In Eberron, its far less pronounced. There is some prejudice against shifters, warforged, and changlings (and some general distrust against goblins, orcs, and monstrous races due to thier position in the war) but there is far more Nationalism than Racism; a human would care if an goblin was Breeish first, goblin second.

In Ravnica, your guild means far more than your race ever will. Race is practically a non-issue, save maybe for Simic Hybrids.

In Greyhawk, even the "good" races exhibit some intolerance against each other. Elves look down thier noses at humans, dwarves and elves still engage in skirmishes over pride and resources, a tiefling is automatically assumed to be a spy of Iuz and half-orcs are routinely blamed for crimes they didn't commit. Needless to say, orcs and drow don't get a fair shake here and most react to that with a hefty dose of returned prejudice.

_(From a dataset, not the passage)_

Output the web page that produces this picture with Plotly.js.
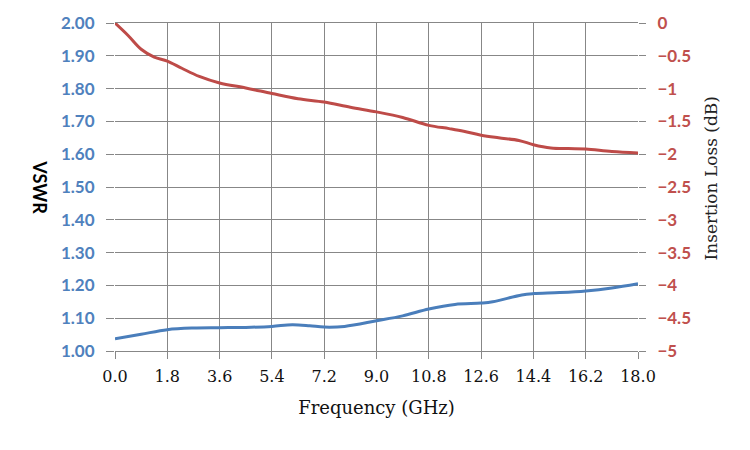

In Sigil, nobody cares who you are or what you look like Berk!

In Ravenloft, everything not human (or can pass as human) is feared. Elves, dwarves, and halflings get some pass (depending on the domain) but the farther you go from that, the more likely the torches and pitchforks are coming out. of course, an individual domain will break this general assumption (like Sithicus).

I haven't run (or know enough about) Athas, Krynn, Exandria or Theros to give a clean accounting for them, but my limited knowledge runs a similar gamut to those above.

I change it to match the setting.

If Drow raid and are lolthites being a Drow is gonna be rough.

I've had PCs impale them or encounter them staked out into the ground if captured.

If I'm running my Drow as evil but very reclusive no one really knows they exist so they get a pass as "funny looking elves".

Elves are baddies in current game. They're not killed on site but rarely travel solo. The only Elf they've met is a shifty one with an escape plan.
 

Eltab

Lord of the Hidden Layer
Update (see my post #37):
We finished the one-shot in two sessions.
Both groups went into the haunted house. The all-human NPC group explored a little bit on their own and tripped a trap. They headed back to town while we stayed to figure out the mystery. Back in town they told everybody we were goners, and they left. We did figure it out and went back to town. Everybody looked at us like we were monsters (as before) and ghosts (new) and likely dangerously powerful (new).